### WHAT NEEDS TO BE DONE
Pictures are not part of the copy. Retype the lines from the first one through the line that contains "(moresrc) at (96,425.5)".

### DATA EXTRACT
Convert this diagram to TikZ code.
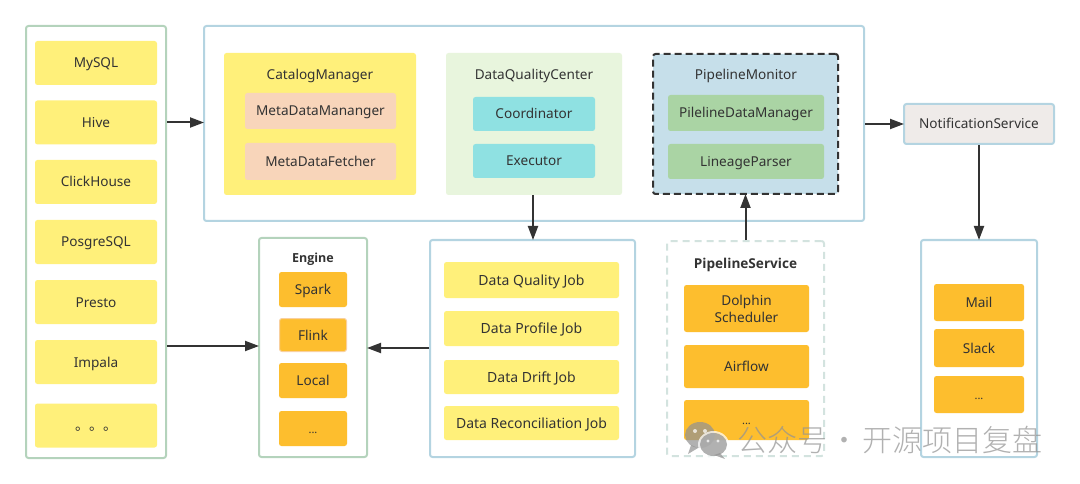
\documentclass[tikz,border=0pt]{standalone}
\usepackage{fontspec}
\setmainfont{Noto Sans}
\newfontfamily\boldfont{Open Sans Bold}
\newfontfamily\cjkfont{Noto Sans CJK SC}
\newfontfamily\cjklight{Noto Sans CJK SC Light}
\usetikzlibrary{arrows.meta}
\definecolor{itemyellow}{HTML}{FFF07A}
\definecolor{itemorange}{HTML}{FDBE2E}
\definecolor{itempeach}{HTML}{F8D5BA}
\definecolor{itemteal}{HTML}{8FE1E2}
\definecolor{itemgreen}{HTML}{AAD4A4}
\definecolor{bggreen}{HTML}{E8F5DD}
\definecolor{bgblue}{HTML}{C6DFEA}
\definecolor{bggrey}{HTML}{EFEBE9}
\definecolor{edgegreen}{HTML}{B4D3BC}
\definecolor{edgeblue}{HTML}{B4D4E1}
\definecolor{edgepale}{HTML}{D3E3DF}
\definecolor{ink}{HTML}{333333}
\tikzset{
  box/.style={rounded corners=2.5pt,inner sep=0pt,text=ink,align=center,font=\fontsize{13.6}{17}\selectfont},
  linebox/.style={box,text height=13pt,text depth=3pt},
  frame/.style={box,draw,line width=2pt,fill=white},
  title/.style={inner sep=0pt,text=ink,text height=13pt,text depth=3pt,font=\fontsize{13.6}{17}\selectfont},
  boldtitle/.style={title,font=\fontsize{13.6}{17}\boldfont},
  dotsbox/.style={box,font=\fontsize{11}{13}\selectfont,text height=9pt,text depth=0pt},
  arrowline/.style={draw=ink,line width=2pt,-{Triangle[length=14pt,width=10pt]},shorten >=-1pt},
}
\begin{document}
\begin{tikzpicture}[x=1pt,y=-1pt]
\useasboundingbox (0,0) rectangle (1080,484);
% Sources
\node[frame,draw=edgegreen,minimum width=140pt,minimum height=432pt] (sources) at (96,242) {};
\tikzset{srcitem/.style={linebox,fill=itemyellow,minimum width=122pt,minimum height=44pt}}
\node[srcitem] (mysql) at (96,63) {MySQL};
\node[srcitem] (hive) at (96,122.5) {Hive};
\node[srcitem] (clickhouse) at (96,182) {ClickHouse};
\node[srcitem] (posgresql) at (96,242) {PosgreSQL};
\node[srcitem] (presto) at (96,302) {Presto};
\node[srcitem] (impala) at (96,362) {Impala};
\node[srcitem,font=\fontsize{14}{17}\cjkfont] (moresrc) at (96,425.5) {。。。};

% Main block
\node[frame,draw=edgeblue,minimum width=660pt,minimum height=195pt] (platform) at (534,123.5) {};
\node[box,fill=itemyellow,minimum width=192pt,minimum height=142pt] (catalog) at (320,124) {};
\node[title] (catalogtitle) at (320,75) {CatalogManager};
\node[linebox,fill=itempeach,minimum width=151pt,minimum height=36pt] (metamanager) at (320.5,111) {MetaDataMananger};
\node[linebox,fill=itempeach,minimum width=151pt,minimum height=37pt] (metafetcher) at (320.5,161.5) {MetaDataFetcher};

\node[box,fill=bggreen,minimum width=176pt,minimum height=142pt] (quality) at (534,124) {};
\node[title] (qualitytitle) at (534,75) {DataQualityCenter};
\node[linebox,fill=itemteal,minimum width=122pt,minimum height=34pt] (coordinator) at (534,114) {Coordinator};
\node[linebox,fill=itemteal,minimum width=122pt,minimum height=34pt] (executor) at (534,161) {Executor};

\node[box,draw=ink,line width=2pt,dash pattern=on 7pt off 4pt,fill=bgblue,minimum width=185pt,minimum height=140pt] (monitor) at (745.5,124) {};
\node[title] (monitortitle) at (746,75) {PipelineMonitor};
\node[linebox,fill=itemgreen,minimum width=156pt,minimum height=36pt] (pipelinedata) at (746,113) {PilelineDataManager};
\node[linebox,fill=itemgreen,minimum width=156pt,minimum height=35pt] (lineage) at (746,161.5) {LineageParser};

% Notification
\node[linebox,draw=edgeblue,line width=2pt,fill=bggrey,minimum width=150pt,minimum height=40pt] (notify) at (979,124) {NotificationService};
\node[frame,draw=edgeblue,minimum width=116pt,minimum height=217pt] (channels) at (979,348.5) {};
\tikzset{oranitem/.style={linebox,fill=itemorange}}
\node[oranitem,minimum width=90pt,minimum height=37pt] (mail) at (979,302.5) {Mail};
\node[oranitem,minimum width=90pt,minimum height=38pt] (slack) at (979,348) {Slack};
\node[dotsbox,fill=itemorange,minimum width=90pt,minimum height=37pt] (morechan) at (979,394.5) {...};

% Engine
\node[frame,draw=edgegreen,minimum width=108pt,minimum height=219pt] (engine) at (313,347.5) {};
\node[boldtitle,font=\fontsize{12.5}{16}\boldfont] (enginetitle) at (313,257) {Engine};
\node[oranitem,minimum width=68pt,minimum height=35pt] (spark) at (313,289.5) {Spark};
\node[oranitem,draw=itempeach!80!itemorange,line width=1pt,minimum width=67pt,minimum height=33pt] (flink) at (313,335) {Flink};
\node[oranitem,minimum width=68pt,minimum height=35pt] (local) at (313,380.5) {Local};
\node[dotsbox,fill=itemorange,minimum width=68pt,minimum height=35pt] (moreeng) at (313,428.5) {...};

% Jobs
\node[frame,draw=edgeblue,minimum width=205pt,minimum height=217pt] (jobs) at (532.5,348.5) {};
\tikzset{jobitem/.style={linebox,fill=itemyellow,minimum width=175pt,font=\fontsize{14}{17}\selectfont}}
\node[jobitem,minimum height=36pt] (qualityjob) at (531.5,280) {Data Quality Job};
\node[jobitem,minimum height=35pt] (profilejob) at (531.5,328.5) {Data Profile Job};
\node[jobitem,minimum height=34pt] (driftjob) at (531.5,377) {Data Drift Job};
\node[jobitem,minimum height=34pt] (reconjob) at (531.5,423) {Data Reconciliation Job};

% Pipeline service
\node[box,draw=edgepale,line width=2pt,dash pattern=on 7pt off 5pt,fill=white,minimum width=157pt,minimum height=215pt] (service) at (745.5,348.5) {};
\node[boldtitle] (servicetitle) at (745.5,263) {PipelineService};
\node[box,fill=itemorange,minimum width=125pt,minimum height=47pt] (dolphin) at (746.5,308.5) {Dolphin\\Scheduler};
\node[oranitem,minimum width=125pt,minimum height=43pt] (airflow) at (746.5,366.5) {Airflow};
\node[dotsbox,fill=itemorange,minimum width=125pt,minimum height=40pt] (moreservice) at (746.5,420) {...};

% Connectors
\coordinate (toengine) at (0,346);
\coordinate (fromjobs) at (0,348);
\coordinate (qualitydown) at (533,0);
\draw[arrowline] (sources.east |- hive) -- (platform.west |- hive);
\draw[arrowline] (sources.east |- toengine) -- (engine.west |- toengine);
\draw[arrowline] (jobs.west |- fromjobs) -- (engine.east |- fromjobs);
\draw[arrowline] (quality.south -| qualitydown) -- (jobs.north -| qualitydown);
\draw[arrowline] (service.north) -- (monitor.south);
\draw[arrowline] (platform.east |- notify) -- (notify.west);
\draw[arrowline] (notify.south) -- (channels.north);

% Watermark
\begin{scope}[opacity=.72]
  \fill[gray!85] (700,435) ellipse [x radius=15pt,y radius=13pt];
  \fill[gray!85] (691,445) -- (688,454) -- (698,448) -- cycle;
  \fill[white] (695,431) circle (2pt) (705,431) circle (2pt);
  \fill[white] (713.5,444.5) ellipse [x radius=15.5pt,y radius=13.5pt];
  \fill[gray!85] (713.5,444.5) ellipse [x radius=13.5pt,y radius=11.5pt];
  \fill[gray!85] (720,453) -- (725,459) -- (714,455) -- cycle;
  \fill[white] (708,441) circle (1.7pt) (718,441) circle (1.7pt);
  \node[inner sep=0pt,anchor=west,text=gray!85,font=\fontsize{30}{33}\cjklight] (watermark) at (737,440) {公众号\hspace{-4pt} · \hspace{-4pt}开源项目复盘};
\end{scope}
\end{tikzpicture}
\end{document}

### FULL ANSWER
Convert this diagram to TikZ code.
\documentclass[tikz,border=0pt]{standalone}
\usepackage{fontspec}
\setmainfont{Noto Sans}
\newfontfamily\boldfont{Open Sans Bold}
\newfontfamily\cjkfont{Noto Sans CJK SC}
\newfontfamily\cjklight{Noto Sans CJK SC Light}
\usetikzlibrary{arrows.meta}
\definecolor{itemyellow}{HTML}{FFF07A}
\definecolor{itemorange}{HTML}{FDBE2E}
\definecolor{itempeach}{HTML}{F8D5BA}
\definecolor{itemteal}{HTML}{8FE1E2}
\definecolor{itemgreen}{HTML}{AAD4A4}
\definecolor{bggreen}{HTML}{E8F5DD}
\definecolor{bgblue}{HTML}{C6DFEA}
\definecolor{bggrey}{HTML}{EFEBE9}
\definecolor{edgegreen}{HTML}{B4D3BC}
\definecolor{edgeblue}{HTML}{B4D4E1}
\definecolor{edgepale}{HTML}{D3E3DF}
\definecolor{ink}{HTML}{333333}
\tikzset{
  box/.style={rounded corners=2.5pt,inner sep=0pt,text=ink,align=center,font=\fontsize{13.6}{17}\selectfont},
  linebox/.style={box,text height=13pt,text depth=3pt},
  frame/.style={box,draw,line width=2pt,fill=white},
  title/.style={inner sep=0pt,text=ink,text height=13pt,text depth=3pt,font=\fontsize{13.6}{17}\selectfont},
  boldtitle/.style={title,font=\fontsize{13.6}{17}\boldfont},
  dotsbox/.style={box,font=\fontsize{11}{13}\selectfont,text height=9pt,text depth=0pt},
  arrowline/.style={draw=ink,line width=2pt,-{Triangle[length=14pt,width=10pt]},shorten >=-1pt},
}
\begin{document}
\begin{tikzpicture}[x=1pt,y=-1pt]
\useasboundingbox (0,0) rectangle (1080,484);
% Sources
\node[frame,draw=edgegreen,minimum width=140pt,minimum height=432pt] (sources) at (96,242) {};
\tikzset{srcitem/.style={linebox,fill=itemyellow,minimum width=122pt,minimum height=44pt}}
\node[srcitem] (mysql) at (96,63) {MySQL};
\node[srcitem] (hive) at (96,122.5) {Hive};
\node[srcitem] (clickhouse) at (96,182) {ClickHouse};
\node[srcitem] (posgresql) at (96,242) {PosgreSQL};
\node[srcitem] (presto) at (96,302) {Presto};
\node[srcitem] (impala) at (96,362) {Impala};
\node[srcitem,font=\fontsize{14}{17}\cjkfont] (moresrc) at (96,425.5) {。。。};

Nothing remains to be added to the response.